In today's lesson we're going to discuss Neo-Confucianism, the term applied to the revival of Confucius thought occurring mainly during China's Song Dynasty. Scholars use the word 'revival' because for several centuries prior to the Song Dynasty, which ruled China from about 960 CE to 1279 CE, Confucianism had been pushed to the backburner in favor of the more metaphysical faiths of Buddhism and Taoism.

However, in order to understand why this happened we need to know a bit about ancient Confucianism. Unlike many religions, which give their allegiance to an all-powerful metaphysical force or deity, Confucianism did not teach the worship of any spirit or god. Instead, it focused more on human behavior, causing many scholars to consider it more of an ethical system or a code of conduct than a religion. Rather than focusing on the attributes of a deity, Confucianism focused on a strict moral code for human behavior. It dealt very little with the metaphysical ideas of heaven or even any sort of spirit world. Instead, it focused on the responsibility of the individual to act honorably and righteously.

Four Books

Many scholars believe this is the main reason many of the ancient Chinese, and especially the nobility, turned away from Confucianism. To them, the more spiritual or metaphysical aspects of Buddhism and Taoism, which believed in a spiritual force or power, were much more appealing than the strict moral code that Confucianism offered. Seeing that Confucianism was losing its place of prominence in Chinese society, Confucius philosophers began sort of adjusting their philosophies to include more of a spiritual or metaphysical side.

Some scholars even suggest Neo-Confucianism sought to sort of combine the ethical system of Confucianism with the metaphysics of Buddhism and Taoism. In fact, the Confucius canons of scripture, known as the Five Classics, were replaced with a collection of texts known simply as the Four Books.

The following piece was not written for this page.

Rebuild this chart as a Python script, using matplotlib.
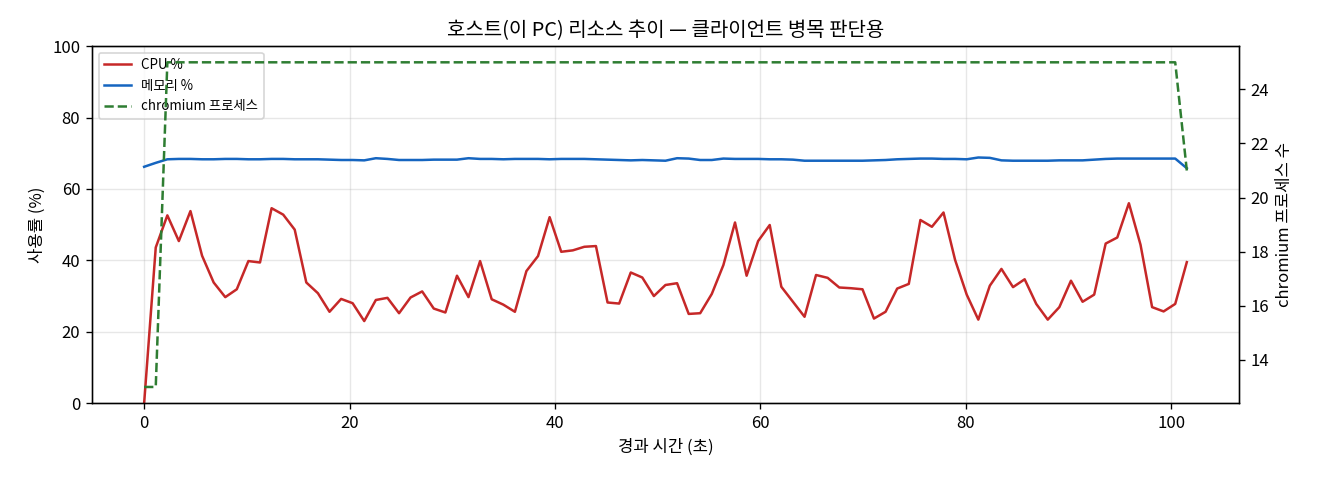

Almost like an abridged version of the originals, this smaller collection of works introduced a more spiritual side of Confucianism.


One of the most famous scholars who introduced a spiritual element to Confucianism was Chu Hsi. Born in the 12th century CE, his name is also spelled Zhu Xi. Perhaps more than any other, he is credited with the revival of Confucianism, with one of his most famous ideas being the theory of the Great Ultimate. In this metaphysical theory, Chu Hsi asserted that the Great Ultimate was a rational force which caused and guided the change in the world. Known also as the Tai Chi, this Great Ultimate was believed to work and exist in the lives of all people. He believed that all humans were actually part of this Great Ultimate. So successful was Chu Hsi in reviving Confucianism that his theories became part of China's 14th-century civil service exams and state-sponsored curriculum.